### Work required
How many lines of the data hold the word "that"? State the number and nothing else.

-- BEGIN Data lines --

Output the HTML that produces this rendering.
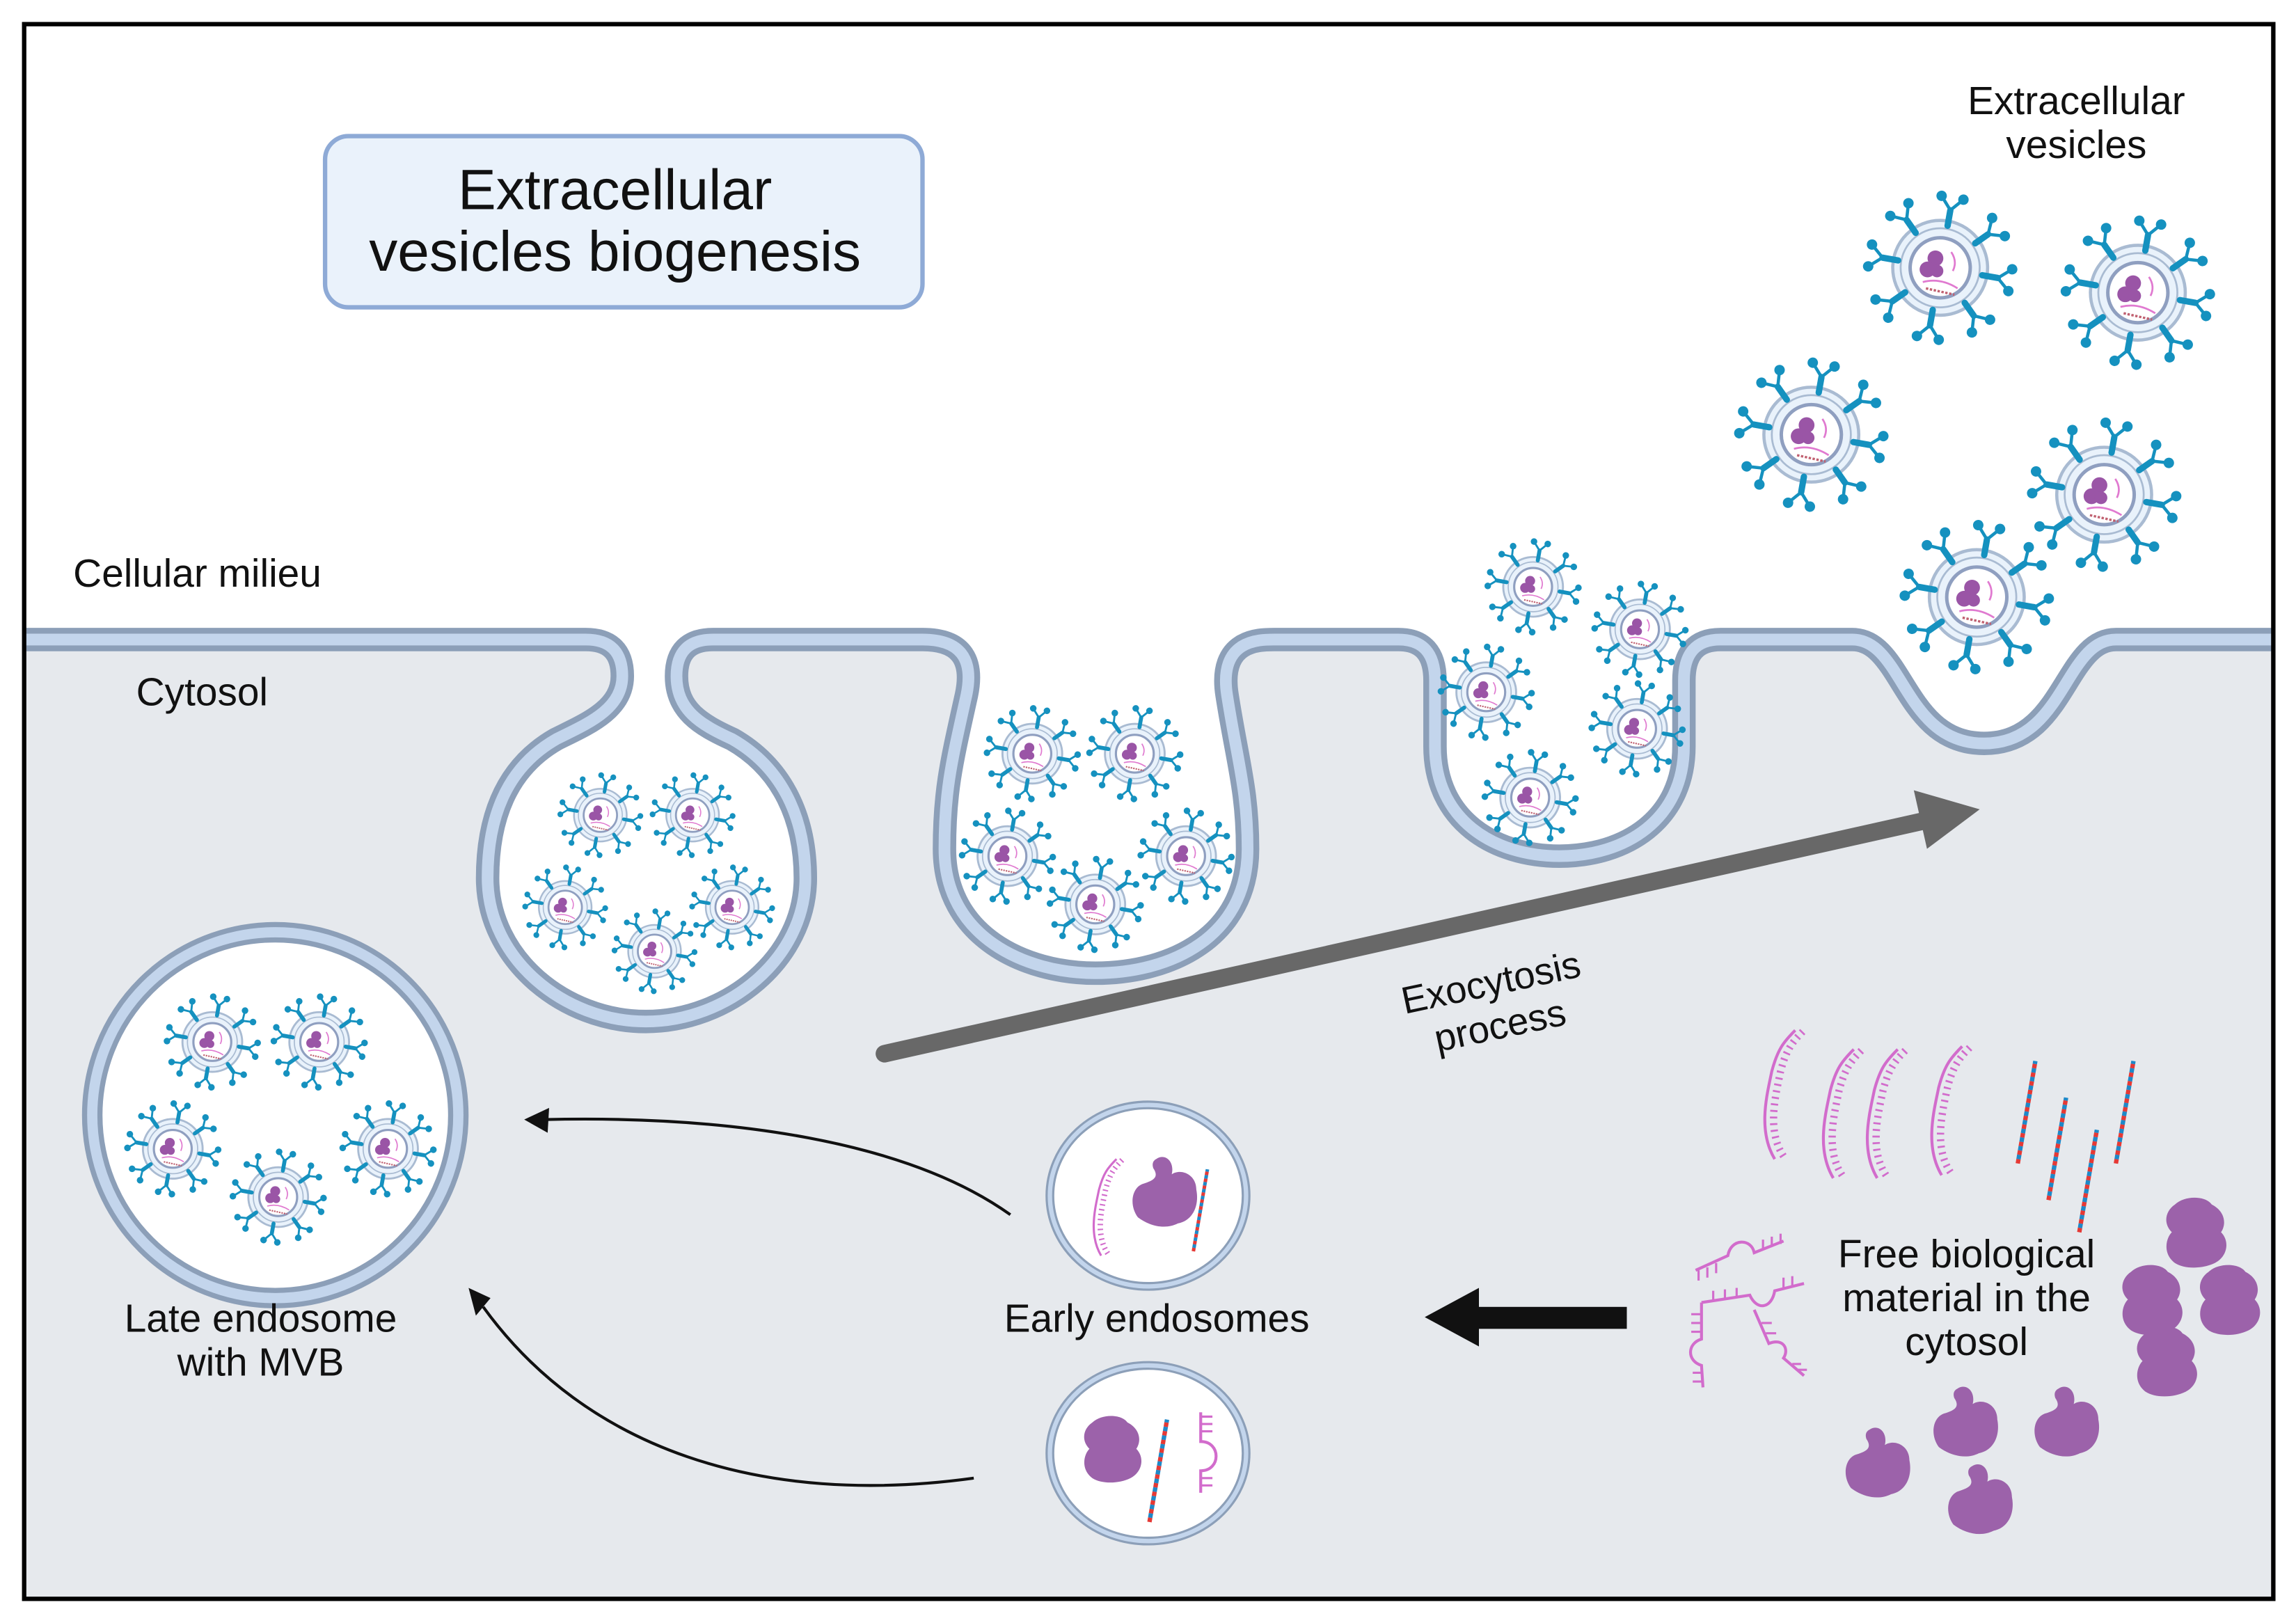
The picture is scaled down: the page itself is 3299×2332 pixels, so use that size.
<!DOCTYPE html>
<html><head><meta charset="utf-8"><style>
html,body{margin:0;padding:0;background:#fff}
svg{display:block}
text{font-family:"Liberation Sans",Arial,sans-serif;fill:#111}
</style></head><body>
<svg width="3299" height="2332" viewBox="0 0 1568 1109" preserveAspectRatio="none" xmlns="http://www.w3.org/2000/svg">
<defs>
<path id="mem" d="M18 437 L400 437 Q425 437 425 462 C425 485 400 495 380 505 C345 525 333 560 333 600 C333 655 385 698 441 698 C497 698 550 655 550 600 C550 560 535 525 500 505 C478 495 462 485 462 462 Q462 437 487 437 L630 437 Q668 437 660 475 C650 520 645 540 645 580 C645 640 700 665 748 665 C800 665 852 640 852 580 C852 540 845 520 838 475 C832 437 860 437 870 437 L955 437 Q980 437 980 465 L980 510 C980 560 1020 585 1065 585 C1110 585 1150 560 1150 510 L1150 465 Q1150 437 1175 437 L1265 437 C1300 437 1300 508 1355 508 C1410 508 1410 437 1445 437 L1553 437"/>
<g id="ab">
 <line x1="0" y1="-27" x2="0" y2="-37" stroke="#1591bf" stroke-width="4" stroke-linecap="round"/>
 <line x1="0" y1="-37" x2="-7" y2="-45" stroke="#1591bf" stroke-width="2"/>
 <line x1="0" y1="-37" x2="7" y2="-45" stroke="#1591bf" stroke-width="2"/>
 <circle cx="-7" cy="-45" r="3.3" fill="#1591bf"/>
 <circle cx="7" cy="-45" r="3.3" fill="#1591bf"/>
</g>
<g id="ev">
 <circle r="30" fill="#e9f2fb" stroke="#a9bbd2" stroke-width="2"/>
 <circle r="25" fill="none" stroke="#a9bbd2" stroke-width="1.2"/>
 <circle r="19" fill="#fff" stroke="#8f9fc0" stroke-width="2.2"/>
 <circle cx="-3" cy="-6" r="5" fill="#9a55a6"/>
 <circle cx="-8" cy="1" r="5" fill="#9a55a6"/>
 <circle cx="-2" cy="2" r="4" fill="#9a55a6"/>
 <path d="M-11 9 Q0 6 11 13" stroke="#e07ad0" stroke-width="1.2" fill="none"/>
 <path d="M-9 13 L9 17" stroke="#c06070" stroke-width="1.5" stroke-dasharray="1.5 1" fill="none"/>
 <path d="M7 -10 Q11 -4 8 2" stroke="#e07ad0" stroke-width="1.2" fill="none"/>
 <use href="#ab" transform="rotate(10)"/><use href="#ab" transform="rotate(55)"/>
 <use href="#ab" transform="rotate(100)"/><use href="#ab" transform="rotate(145)"/>
 <use href="#ab" transform="rotate(190)"/><use href="#ab" transform="rotate(235)"/>
 <use href="#ab" transform="rotate(280)"/><use href="#ab" transform="rotate(325)"/>
</g>
<path id="prot" d="M-6 -22 C0 -26 6 -20 4 -12 C10 -16 20 -12 20 -2 C22 8 18 18 8 20 C0 24 -10 22 -18 16 C-24 8 -22 -4 -14 -6 C-8 -8 -4 -10 -8 -16 C-9 -19 -8 -21 -6 -22 Z" fill="#9c62aa"/>
<path id="prot2" d="M-14 -18 C-8 -24 6 -24 10 -18 C18 -14 20 -6 16 0 C22 6 20 16 12 20 C4 24 -8 24 -14 20 C-22 14 -20 4 -16 0 C-22 -6 -20 -14 -14 -18 Z" fill="#9c62aa"/>
<g id="rna">
 <path d="M0 0 C-12 -20 -5 -45 -2 -60 C2 -75 6 -80 14 -88" fill="none" stroke="#d26ccc" stroke-width="2"/>
 <path d="M4 -2 C-8 -20 -1 -45 2 -60 C6 -75 10 -80 18 -88" fill="none" stroke="#d26ccc" stroke-width="5" stroke-dasharray="1.3 3.2" transform="translate(2,0)"/>
</g>
<g id="dna">
 <line x1="0" y1="0" x2="12" y2="-70" stroke="#e53935" stroke-width="3" stroke-dasharray="3 3"/>
 <line x1="0" y1="0" x2="12" y2="-70" stroke="#1e88c8" stroke-width="3" stroke-dasharray="3 3" stroke-dashoffset="3"/>
</g>
</defs>

<rect x="0" y="0" width="1568" height="1109" fill="#fff"/>
<path d="M18 437 L400 437 Q425 437 425 462 C425 485 400 495 380 505 C345 525 333 560 333 600 C333 655 385 698 441 698 C497 698 550 655 550 600 C550 560 535 525 500 505 C478 495 462 485 462 462 Q462 437 487 437 L630 437 Q668 437 660 475 C650 520 645 540 645 580 C645 640 700 665 748 665 C800 665 852 640 852 580 C852 540 845 520 838 475 C832 437 860 437 870 437 L955 437 Q980 437 980 465 L980 510 C980 560 1020 585 1065 585 C1110 585 1150 560 1150 510 L1150 465 Q1150 437 1175 437 L1265 437 C1300 437 1300 508 1355 508 C1410 508 1410 437 1445 437 L1553 437 L1553 1093 L18 1093 Z" fill="#e6e9ed"/>
<use href="#mem" fill="none" stroke="#8c9fb8" stroke-width="16" stroke-linejoin="round"/>
<use href="#mem" fill="none" stroke="#c3d5ec" stroke-width="8" stroke-linejoin="round"/>

<rect x="222" y="93" width="408" height="117" rx="16" fill="#eaf2fb" stroke="#8eaad6" stroke-width="3"/>
<text x="420" y="143" font-size="39" text-anchor="middle">Extracellular</text>
<text x="420" y="185" font-size="39" text-anchor="middle">vesicles biogenesis</text>

<text x="50" y="401" font-size="27">Cellular milieu</text>
<text x="93" y="482" font-size="27">Cytosol</text>
<text x="1418" y="78" font-size="27" text-anchor="middle">Extracellular</text>
<text x="1418" y="108" font-size="27" text-anchor="middle">vesicles</text>

<use href="#ev" transform="translate(1325,183) scale(1.08)"/>
<use href="#ev" transform="translate(1460,200) scale(1.08)"/>
<use href="#ev" transform="translate(1237,297) scale(1.08)"/>
<use href="#ev" transform="translate(1437,338) scale(1.08)"/>
<use href="#ev" transform="translate(1350,408) scale(1.08)"/>
<use href="#ev" transform="translate(1047,401) scale(0.68)"/>
<use href="#ev" transform="translate(1120,430) scale(0.68)"/>
<use href="#ev" transform="translate(1015,473) scale(0.68)"/>
<use href="#ev" transform="translate(1118,498) scale(0.68)"/>
<use href="#ev" transform="translate(1045,545) scale(0.68)"/>
<use href="#ev" transform="translate(705,515) scale(0.68)"/>
<use href="#ev" transform="translate(775,515) scale(0.68)"/>
<use href="#ev" transform="translate(688,585) scale(0.68)"/>
<use href="#ev" transform="translate(748,618) scale(0.68)"/>
<use href="#ev" transform="translate(810,585) scale(0.68)"/>
<use href="#ev" transform="translate(410,557) scale(0.6)"/>
<use href="#ev" transform="translate(473,557) scale(0.6)"/>
<use href="#ev" transform="translate(386,620) scale(0.6)"/>
<use href="#ev" transform="translate(447,650) scale(0.6)"/>
<use href="#ev" transform="translate(500,620) scale(0.6)"/>

<circle cx="188" cy="762" r="125" fill="#fff" stroke="#8c9fb8" stroke-width="14"/>
<circle cx="188" cy="762" r="125" fill="none" stroke="#c3d5ec" stroke-width="7"/>
<use href="#ev" transform="translate(145,712) scale(0.68)"/>
<use href="#ev" transform="translate(218,712) scale(0.68)"/>
<use href="#ev" transform="translate(118,785) scale(0.68)"/>
<use href="#ev" transform="translate(190,818) scale(0.68)"/>
<use href="#ev" transform="translate(265,785) scale(0.68)"/>
<text x="178" y="910" font-size="27" text-anchor="middle">Late endosome</text>
<text x="178" y="940" font-size="27" text-anchor="middle">with MVB</text>

<line x1="604" y1="720" x2="1318" y2="560" stroke="#686868" stroke-width="12" stroke-linecap="round"/>
<polygon points="1352,553 1307,540 1316,580" fill="#686868"/>
<g transform="translate(1020,680) rotate(-12)">
<text x="0" y="0" font-size="26" text-anchor="middle">Exocytosis</text>
<text x="0" y="30" font-size="26" text-anchor="middle">process</text>
</g>

<ellipse cx="784" cy="817" rx="67" ry="62" fill="#fff" stroke="#8c9fb8" stroke-width="6"/>
<ellipse cx="784" cy="817" rx="67" ry="62" fill="none" stroke="#c3d5ec" stroke-width="3"/>
<ellipse cx="784" cy="993" rx="67" ry="60" fill="#fff" stroke="#8c9fb8" stroke-width="6"/>
<ellipse cx="784" cy="993" rx="67" ry="60" fill="none" stroke="#c3d5ec" stroke-width="3"/>
<use href="#rna" transform="translate(752,858) scale(0.75)"/>
<use href="#prot" transform="translate(796,815) scale(1.05)"/>
<use href="#dna" transform="translate(815,855) scale(0.8)"/>
<use href="#prot2" transform="translate(760,990) scale(1)"/>
<use href="#dna" transform="translate(785,1040) scale(1.0)"/>
<path d="M820 965 L820 985 C834 985 834 1005 820 1005 L820 1020" fill="none" stroke="#d26ccc" stroke-width="2"/>
<path d="M820 968 h8 M820 973 h8 M820 978 h8 M820 1010 h8 M820 1015 h8" stroke="#d26ccc" stroke-width="1.5"/>
<text x="790" y="910" font-size="27" text-anchor="middle">Early endosomes</text>

<path d="M690 830 C620 780 500 762 372 765" fill="none" stroke="#111" stroke-width="2"/>
<polygon points="358,765 375,757 374,774" fill="#111"/>
<path d="M665 1010 C520 1030 400 990 330 893" fill="none" stroke="#111" stroke-width="2"/>
<polygon points="320,880 335,887 325,899" fill="#111"/>

<rect x="1005" y="893" width="106" height="15" fill="#111"/>
<polygon points="973,900 1010,880 1010,920" fill="#111"/>

<use href="#rna" transform="translate(1212,792) scale(1)"/>
<use href="#rna" transform="translate(1252,805) scale(1)"/>
<use href="#rna" transform="translate(1282,805) scale(1)"/>
<use href="#rna" transform="translate(1326,803) scale(1)"/>
<use href="#dna" transform="translate(1378,795) scale(1)"/>
<use href="#dna" transform="translate(1399,820) scale(1)"/>
<use href="#dna" transform="translate(1420,842) scale(1)"/>
<use href="#dna" transform="translate(1445,795) scale(1)"/>
<g fill="none" stroke="#d26ccc" stroke-width="2">
<path d="M1158 868 L1180 858 C1182 846 1196 846 1198 856 L1218 848"/>
<path d="M1162 890 L1162 915 C1152 918 1152 930 1162 933 L1163 948"/>
<path d="M1162 890 L1195 885 C1200 896 1210 894 1212 882 L1232 877"/>
<path d="M1198 895 L1208 918 C1218 914 1222 922 1218 928 L1232 940"/>
</g>
<g stroke="#d26ccc" stroke-width="1.5">
<path d="M1160 868 v7 M1166 866 v7 M1172 863 v7 M1204 854 v-7 M1210 852 v-7 M1216 850 v-7 M1162 898 h-7 M1162 904 h-7 M1162 910 h-7 M1163 938 h-7 M1163 944 h-7 M1170 889 v-7 M1178 888 v-7 M1186 887 v-7 M1218 880 v-7 M1224 879 v-7 M1203 904 h7 M1206 911 h7 M1224 932 h6 M1228 936 h6"/>
</g>
<text x="1343" y="866" font-size="27" text-anchor="middle">Free biological</text>
<text x="1343" y="896" font-size="27" text-anchor="middle">material in the</text>
<text x="1343" y="926" font-size="27" text-anchor="middle">cytosol</text>
<use href="#prot2" transform="translate(1500,842) scale(1.05)"/>
<use href="#prot2" transform="translate(1470,888) scale(1.05)"/>
<use href="#prot2" transform="translate(1523,888) scale(1.05)"/>
<use href="#prot2" transform="translate(1480,930) scale(1.05)"/>
<use href="#prot" transform="translate(1283,1000) scale(1.05)"/>
<use href="#prot" transform="translate(1343,972) scale(1.05)"/>
<use href="#prot" transform="translate(1412,972) scale(1.05)"/>
<use href="#prot" transform="translate(1353,1025) scale(1.05)"/>

<rect x="16.5" y="16.5" width="1536" height="1076" fill="none" stroke="#000" stroke-width="3"/>
</svg>
</body></html>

-- END Data lines --

### Task response
2